Anyways, checking everything over well when I got home I noticed that the internal arbor had a broken #4-40 screw in the end of it where the grinding wheel attaches. Got it out OK, but now I'm wondering what I might be missing. I can't find any good information on the web or even an operator's manual. Their website says :

#2021 - Extension Spindle for internal grinding with arbor and 2 wheel collars 3/8".
Does anyone have one of these? If so, can you please tell me what the broken screw/shaft actually looks like (maybe with some dimensions) and what the wheel collars dimensions are so I can make some up? Any information will be helpful! 

The internal arbor is shown here in a pic. 
	

		
			
		

		
	





Thanks!
Ted


----------



## kd4gij (Sep 4, 2017)

The white wheel with a shaft sticking out. Does it look like something is broke off the end?


----------



## Bob Korves (Sep 4, 2017)

Lacking someone with more information, I might add that grinding wheels generally need wheel flanges 1/3 the diameter of the wheel, and the outer diameter contact area should be within the factory wheel blotter diameter for that size wheel.  I hope someone can give you more definitive information than that...


----------



## Technical Ted (Sep 4, 2017)

kd4gij said:


> The white wheel with a shaft sticking out. Does it look like something is broke off the end?



No, nothing broken. It's just a standard 1" mounted grinding wheel. I know it's hard to tell from the picture I posted. 

Thanks anyways,
Ted


----------



## kd4gij (Sep 4, 2017)

Looks like shoulder bolt


----------



## Technical Ted (Sep 4, 2017)

Hahaha, we must have passed each other searching because I found those two pictures as well. A couple sites list that there should be two 3/8" collars and the one picture you posted clearly shows the two collars and the other pic does as well (if you zoom into the original) but they are drawn up tight to each other. So, they will be easy enough to make; I'll just copy the others I got, but downsize them to 3/8".

Now all I need to know are the dimensions of the screw/shaft that holds the collars. From the bore in the female end, it might suggest that there is a unthreaded section where the stone and collars would sit and slide into the non-threaded part of the bore. This would make sense since it would help in alignment. The thread is 4-40 and that little shaft won't be the easiest thing to single point because the screw will need to be fairly long. But, I'll come up with some dimensions and try my luck. I'll check but I don't think I have a dye.
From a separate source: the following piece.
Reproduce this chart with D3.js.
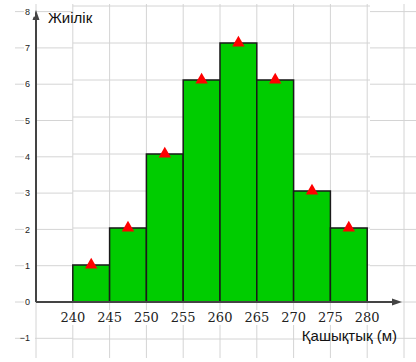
<!DOCTYPE html>
<html>
<head>
<meta charset="utf-8">
<script src="https://cdn.jsdelivr.net/npm/d3@7"></script>
<style>
  body { margin: 0; background: #fff; }
</style>
</head>
<body>
<div id="chart"></div>
<script>
// histogram data
var binEdges = [240, 245, 250, 255, 260, 265, 270, 275, 280];
var frequencies = [1, 2, 4, 6, 7, 6, 3, 2];
var xTickValues = [240, 245, 250, 255, 260, 265, 270, 275, 280];
var yTickValues = [-1, 0, 1, 2, 3, 4, 5, 6, 7, 8];
var xTitle = "Қашықтық (м)";
var yTitle = "Жиілік";

var width = 416, height = 362;

var svg = d3.select("#chart")
    .append("svg")
    .attr("width", width)
    .attr("height", height);

// square grid, 5 m per cell on x, 1 per cell on y
var x = d3.scaleLinear().domain([235, 285]).range([36, 404]);
var y = d3.scaleLinear().domain([0, 8]).range([302, 6]);
// the tick labels and the outer grid pieces sit on a slightly tighter scale
var yLab = d3.scaleLinear().domain([0, 8]).range([302, 11.6]);

var gridColor = "#d4d4d4";

// vertical grid lines
var gridX = d3.range(235, 290, 5);
svg.append("g").selectAll("line")
    .data(gridX)
    .enter().append("line")
    .attr("x1", d => x(d)).attr("x2", d => x(d))
    .attr("y1", 4).attr("y2", 358)
    .attr("stroke", gridColor)
    .attr("stroke-width", 1);

// horizontal grid lines in three pieces
var gh = svg.append("g");
gh.selectAll("line.left")
    .data(yTickValues)
    .enter().append("line")
    .attr("x1", 15).attr("x2", x(240))
    .attr("y1", d => yLab(d)).attr("y2", d => yLab(d))
    .attr("stroke", gridColor);
gh.selectAll("line.mid")
    .data(yTickValues)
    .enter().append("line")
    .attr("x1", x(240)).attr("x2", 370)
    .attr("y1", d => y(d)).attr("y2", d => y(d))
    .attr("stroke", gridColor);
gh.selectAll("line.right")
    .data(yTickValues)
    .enter().append("line")
    .attr("x1", 370).attr("x2", width)
    .attr("y1", d => yLab(d)).attr("y2", d => yLab(d))
    .attr("stroke", gridColor);

// bars
var bins = frequencies.map((f, i) => ({ x0: binEdges[i], x1: binEdges[i] + 5, f: f }));

svg.append("g").selectAll("rect")
    .data(bins)
    .enter().append("rect")
    .attr("x", d => x(d.x0))
    .attr("y", d => y(d.f))
    .attr("width", d => x(d.x1) - x(d.x0))
    .attr("height", d => y(0) - y(d.f))
    .attr("fill", "#00cc00")
    .attr("stroke", "#1a1a1a")
    .attr("stroke-width", 1.5);

// axes with arrows
var axisColor = "#444";
svg.append("line")
    .attr("x1", x(235)).attr("x2", x(235))
    .attr("y1", y(0)).attr("y2", 16)
    .attr("stroke", axisColor).attr("stroke-width", 2);
svg.append("path")
    .attr("d", d3.line()([[x(235) - 3.5, 20], [x(235), 10], [x(235) + 3.5, 20]]) + "Z")
    .attr("fill", axisColor);

svg.append("line")
    .attr("x1", x(235)).attr("x2", 396)
    .attr("y1", y(0)).attr("y2", y(0))
    .attr("stroke", axisColor).attr("stroke-width", 2);
svg.append("path")
    .attr("d", d3.line()([[392, y(0) - 3.5], [402, y(0)], [392, y(0) + 3.5]]) + "Z")
    .attr("fill", axisColor);

// triangles at bin midpoints
svg.append("g").selectAll("path")
    .data(bins)
    .enter().append("path")
    .attr("d", d3.symbol(d3.symbolTriangle, 66))
    .attr("transform", d => "translate(" + x((d.x0 + d.x1) / 2) + "," + y(d.f) + ")")
    .attr("fill", "#ff0000");

// x tick labels (white background hides grid)
var xl = svg.append("g").selectAll("g")
    .data(xTickValues)
    .enter().append("g")
    .attr("transform", d => "translate(" + x(d) + ",322)");
xl.append("rect")
    .attr("x", -12).attr("y", -12).attr("width", 24).attr("height", 15)
    .attr("fill", "#fff");
xl.append("text")
    .attr("text-anchor", "middle")
    .style("font-family", "'DejaVu Serif', 'Liberation Serif', serif")
    .style("font-size", "13px")
    .attr("fill", "#222")
    .text(d => d);

// y tick labels
var yl = svg.append("g").selectAll("g")
    .data(yTickValues)
    .enter().append("g")
    .attr("transform", d => "translate(30," + yLab(d) + ")");
yl.append("rect")
    .attr("x", -6).attr("y", -5).attr("width", 11).attr("height", 10)
    .attr("fill", "#fff");
yl.append("text")
    .attr("text-anchor", "end")
    .attr("dy", "0.35em")
    .style("font-family", "'Liberation Sans', Arial, sans-serif")
    .style("font-size", "9px")
    .attr("fill", "#222")
    .text(d => d < 0 ? "\u2212" + Math.abs(d) : d);

// axis titles
svg.append("text")
    .attr("x", 48).attr("y", 23)
    .style("font-family", "'Liberation Sans', Arial, sans-serif")
    .style("font-size", "15px")
    .attr("fill", "#111")
    .text(yTitle);

svg.append("text")
    .attr("x", 397).attr("y", 341)
    .attr("text-anchor", "end")
    .style("font-family", "'Liberation Sans', Arial, sans-serif")
    .style("font-size", "15px")
    .attr("fill", "#111")
    .text(xTitle);
</script>
</body>
</html>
They want over $200 for that #2021 arbor so even if I end up buying a dye it will save me a lot of cash. 

Thanks for the help and effort,
Ted


----------



## kd4gij (Sep 4, 2017)

I would contact TheMac and see what they want for it.
https://themacgrinders.com/pages/contact


----------



## kd4gij (Sep 4, 2017)

Yes the shoulder dia. will depend on the bore size stones. McMasters  shows 4-40 threads come in 1/8,1/4,and 3/8" dia.


----------



## Technical Ted (Sep 4, 2017)

kd4gij said:


> I would contact TheMac and see what they want for it.
> https://themacgrinders.com/pages/contact



Is your username your callsign? If so, thanks Martin. AB2RY here.

Ted


----------



## kd4gij (Sep 4, 2017)

Yes it is my call sine. I am not active on air right now though.  Looks tike you have a small wheel for ID griding


----------



## Technical Ted (Sep 4, 2017)

Yes, I got a 3/4" wheel with it. From the listings I should have gotten a 3/8" wheel as well, but that's probably with the other end of the broken screw/shaft I took out of the arbor!  Traveling at that RPM, things really must go flying when TSHTF.

Ted


----------



## Technical Ted (Sep 6, 2017)

Called Themac. They want $52 for the screw and 2 collars and they have an $85 minimum! So, I think I'll try making something. After closer examination, I did find that it is a #5-40 screw, not a #4-40.

If anyone has one of these and can please give me some dimensions I would appreciate it!

Thanks,
Ted


----------